“Vermummungsverbot” in Germany

gerflag As we all know, the influx of refugees has once again left its mark on this summer.

Not only was it a big deal concerning the Brexit, but also in relation to the increasing terror attacks in Europe.

The growing fear in society raised the topic of dress codes. In particular, the question of whether or not women should be allowed to wear burkas in public was discussed controversially.

A burka is a religious garment worn predominantly by Muslim women. It covers the whole body and leaves only a thin slit for the eyes.

In Germany there are some restrictions concerning the dress code in public, for example the so called “Vermummungsverbot” is a law that forbids people at demonstrations from wearing masks or other clothing that covers the face and thus hides their identities.

In addition to this, there is a ban on uniforms, meaning that people are not allowed to wear uniforms that show a common political orientation, at public gatherings.

If we observe burkas, it is questionable whether or not they count as a uniform, whether they fall under that law and if so – to what extent?

The German sister party of the CDU, the so called CSU (Christian-social union in Bavaria), had a clear response to that question and demanded a ban on the burka in Germany because they consider it to be a religious uniform.
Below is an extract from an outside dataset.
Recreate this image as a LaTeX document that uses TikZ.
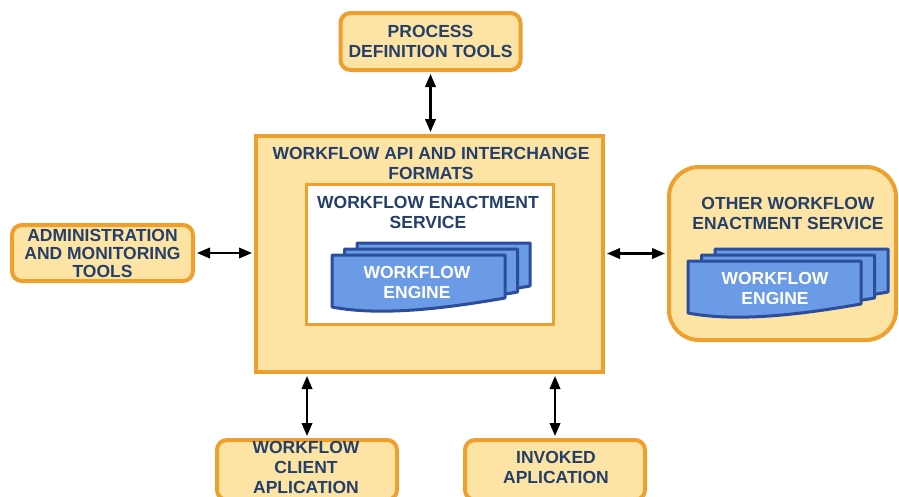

This issue raised a debate in society with both supporters and opponents of the proposed ban.

The supporters are of the opinion that the prohibition of burkas is necessary because in our western culture they symbolize of the oppression of women. Moreover, burkas are an obstacle for integration since women wearing burkas are mostly excluded from society.

We have to ask ourselves if they may have a point here.

It is a natural desire to want to see the person with whom one is talking in order to assess them. Everything that is foreign to us makes us afraid or at least skeptical so that, as a result, most people would not dare to start a conversation with a woman wearing a burka.

On the other side, we have the opponents stressing the religious freedom that is already recorded in our Declaration of Human Rights:

Article 18

“Everyone has the right to freedom of thought, conscience and religion; this right includes freedom to change his religion or belief, and freedom, either alone or in community with others and in public or private, to manifest his religion or belief in teaching, practice, worship and observance.”

Individual freedom is also an important argument. Where does personal freedom end and is it justifiable to infringe it?